また、経営者保証に関するガイドラインでは、経営者保証を外せる要件として次の3つを掲げています。

  1. 法人と経営者の関係の明確な区分・分離 
  2. 財務基盤の強化 
  3. 積極的な情報開示による経営の透明性確保

それぞれの条件について解説しましょう。

①法人と個人の分離

融資を受ける企業は、業務や経理、資産管理について企業と経営者の関係を明確にわける必要があります。
役員報酬・賞与・配当、オーナーへの貸付など、法人と経営者との資金のやりとりを「社会通念上適切な範囲」を超えないようにする体制を整備し、運用しなければなりません。

②財務基盤の強化 

財務状況・業績改善を通じた返済能力の向上に取り組み、信用力をあげる必要があります。
これは、経営者なしでも資金調達できるための取り組みです。

③経営の透明性確保 

金融機関からの情報開示に応じ、資産・負債の状況、事業計画、業績の見通しとその進捗などの情報を正確かつ丁寧に開示・説明することにより経営の透明性を確保することも重要な要件です。

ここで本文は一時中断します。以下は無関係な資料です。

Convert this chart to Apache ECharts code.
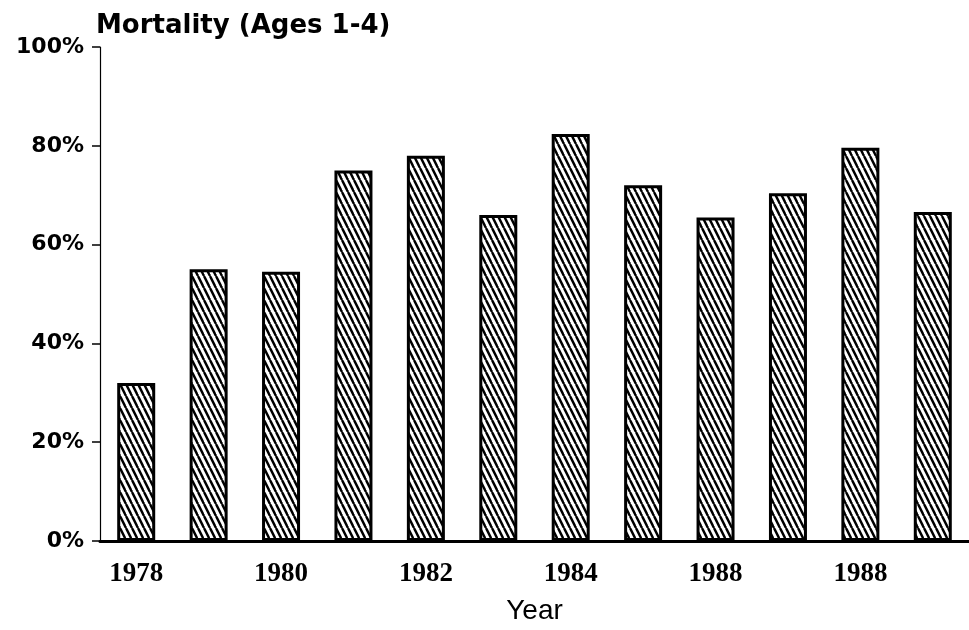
<!DOCTYPE html>
<html>
<head>
    <title>Mortality (Ages 1-4)</title>
    <meta charset="UTF-8">
    <script src="https://cdn.jsdelivr.net/npm/echarts@6/dist/echarts.min.js"></script>
    <style>
        html, body { margin: 0; padding: 0; background: #fff; }
        #mortality-chart { width: 969px; height: 630px; }
    </style>
</head>
<body>
<div id="mortality-chart"></div>

<script>
    // values
    var years = ['1978', '1979', '1980', '1981', '1982', '1983', '1984', '1985', '1986', '1987', '1988', '1989'];
    var mortality = [32, 55, 54.5, 75, 78, 66, 82.4, 72, 65.5, 70.4, 79.6, 66.6];
    // tick labels exactly as printed (every other year, "1988" twice)
    var tickLabels = ['1978', '', '1980', '', '1982', '', '1984', '', '1988', '', '1988', ''];

    // diagonal hatch fill, lines running top-left to bottom-right
    function makeHatch() {
        var c = document.createElement('canvas');
        c.width = 6;
        c.height = 12;
        var ctx = c.getContext('2d');
        ctx.fillStyle = '#fff';
        ctx.fillRect(0, 0, 6, 12);
        ctx.strokeStyle = '#000';
        ctx.lineWidth = 2.4;
        for (var k = -1; k <= 1; k++) {
            ctx.beginPath();
            ctx.moveTo(k * 6, 0);
            ctx.lineTo(k * 6 + 6, 12);
            ctx.stroke();
        }
        return c;
    }

    var option = {
        backgroundColor: '#fff',
        animation: false,
        title: {
            text: 'Mortality (Ages 1-4)',
            left: 96,
            top: 13,
            padding: 0,
            textStyle: {
                fontFamily: 'DejaVu Sans',
                fontWeight: 'bold',
                fontSize: 26,
                color: '#000'
            }
        },
        grid: {
            left: 100,
            right: 0,
            top: 47,
            bottom: 83
        },
        xAxis: {
            type: 'category',
            data: years,
            name: 'Year',
            nameLocation: 'middle',
            nameGap: 56,
            nameTextStyle: {
                fontFamily: 'Liberation Sans',
                fontSize: 28,
                color: '#000'
            },
            axisLine: { lineStyle: { color: '#000', width: 3 } },
            axisTick: {
                alignWithLabel: true,
                interval: 0,
                length: 7,
                lineStyle: { color: '#000', width: 1 }
            },
            axisLabel: {
                interval: 0,
                margin: 20,
                fontFamily: 'Liberation Serif',
                fontWeight: 'bold',
                fontSize: 27,
                color: '#000',
                formatter: function (value, idx) {
                    return tickLabels[idx];
                }
            }
        },
        yAxis: {
            type: 'value',
            min: 0,
            max: 100,
            interval: 20,
            axisLine: { show: true, lineStyle: { color: '#000', width: 1.2 } },
            axisTick: { show: true, length: 8, lineStyle: { color: '#000', width: 1.5 } },
            splitLine: { show: false },
            axisLabel: {
                margin: 16,
                fontFamily: 'DejaVu Sans',
                fontWeight: 'bold',
                fontSize: 22,
                color: '#000',
                formatter: '{value}%'
            }
        },
        series: [
            {
                name: 'Mortality',
                type: 'bar',
                data: mortality,
                barWidth: 38,
                itemStyle: {
                    color: { image: makeHatch(), repeat: 'repeat' },
                    borderColor: '#000',
                    borderWidth: 3
                }
            }
        ]
    };

    var myChart = echarts.init(document.getElementById('mortality-chart'));
    myChart.setOption(option);
</script>
</body>
</html>
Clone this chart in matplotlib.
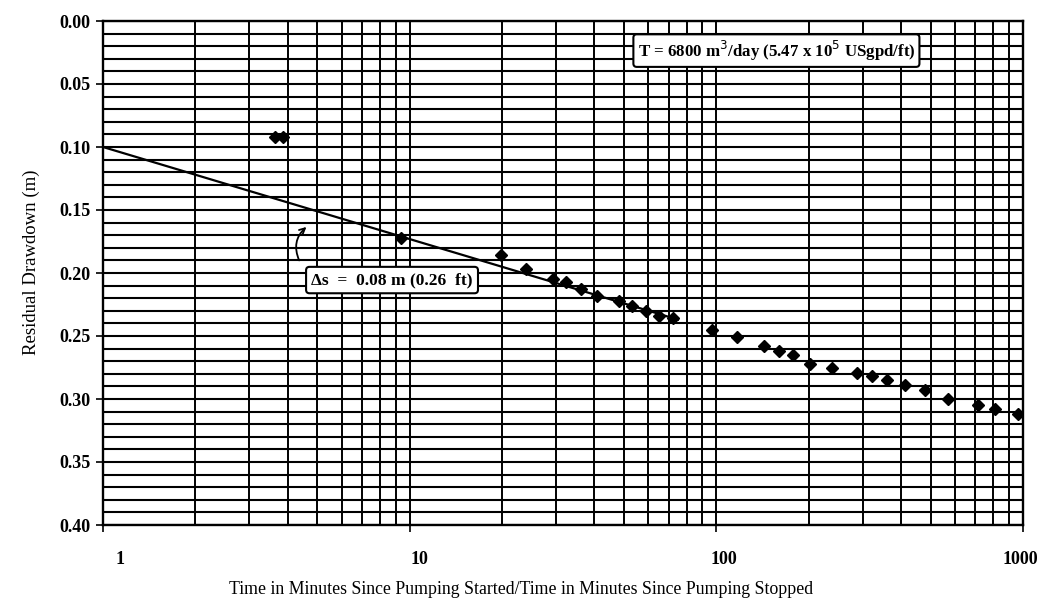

また、金融機関が見るポイントとしては、上記の要件の他に内部留保にも着目していることも挙げられます。

ガイドライン策定後の融資の現状

経営者保証のない新規融資は徐々に増えていますが、経営者保証付きの融資が全体の9割となっています。

また、経営者の高齢化が進む中で中小企業の休廃業・解散件数が年々増加傾向にある問題もあり、事業承継を円滑化する為に経営者保証付きの融資の水準を適正化することが認識されています。

最後に今回のまとめ

金融機関が企業に保証を求める際は、保証人に対し保証の意味やリスク、契約締結の理由を十分に説明する義務を負っています。
上記に述べた通りまだまだ商慣行として残っている部分もあるので、新規融資を受ける際は経営者保証について必ず確認して下さい。

経営者保証に関するガイドラインと特則により、経営者保証なしでも金融機関から融資が受けれれる可能性が高まっています。
試算表等の提出を定期的に行うことはもちろんですが、財務内容を少しでも改善することで経営者保証を外す判断材料となります。
そこをしっかりと固めていくようにしましょう。